WASHINGTON (Reuters) -Congressional negotiators have agreed on a nearly $80 billion bipartisan deal providing tax benefits geared toward businesses and low-income families, the leaders of the Senate Finance and House Ways and Means committees said on Tuesday.
The $78 billion package would temporarily expand the Child Tax Credit and boost the low-income housing tax credit while also bringing back a range of deductions for companies, the two committee chairmen said in a joint statement.
The deal also includes disaster tax relief, among other provisions, Senate Finance Committee Chairman Ron Wyden, a Democrat, and House Ways and Means Committee Chairman Jason Smith, a Republican, said of the deal.

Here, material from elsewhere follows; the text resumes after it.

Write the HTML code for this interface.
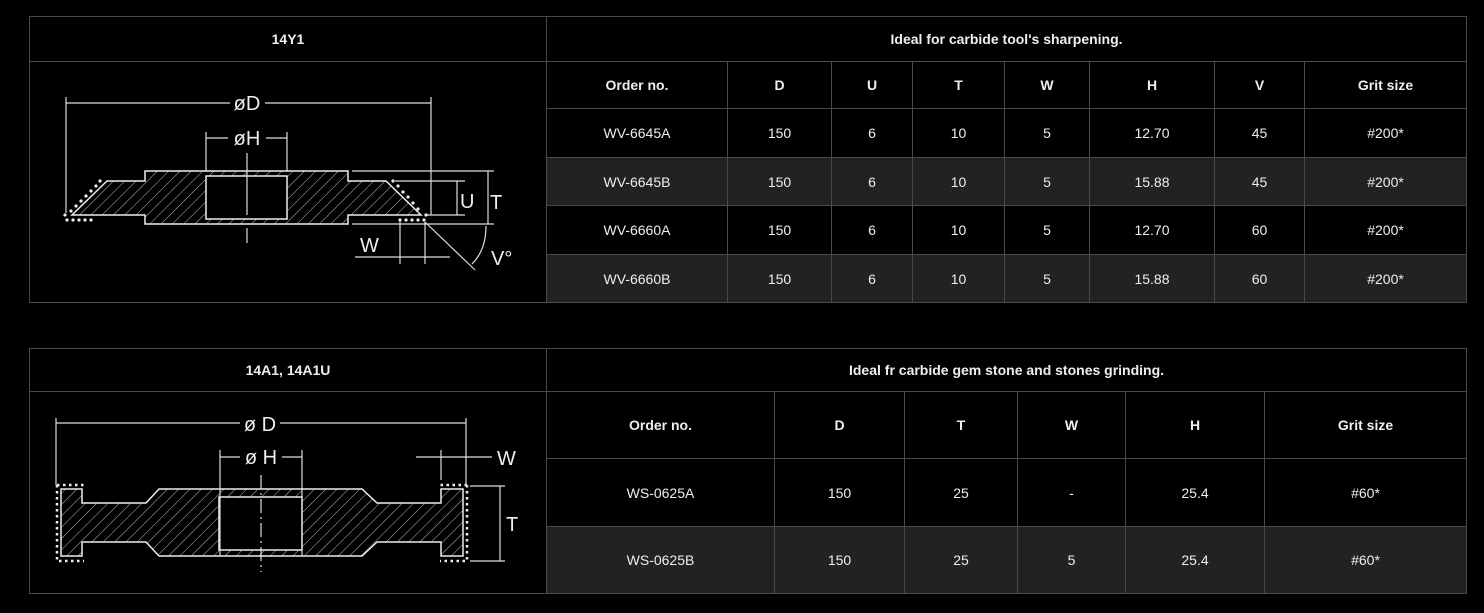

Any package must still pass both the Democratic-led Senate and the Republican-controlled House of Representatives before U.S. President Joe Biden could sign it into law at a time when lawmakers are scrambling to keep the government funded.
The agreement comes as Congress aims to avert a partial government shutdown and keep federal agencies operating into March by passing a short-term spending bill to temporarily fund the U.S. government, with some spending set to expire this week.
It would generate more than $70 billion by curbing an employee retention tax credit passed amid the COVID-19 pandemic aimed at helping businesses avoid layoffs, Wyden and Smith said.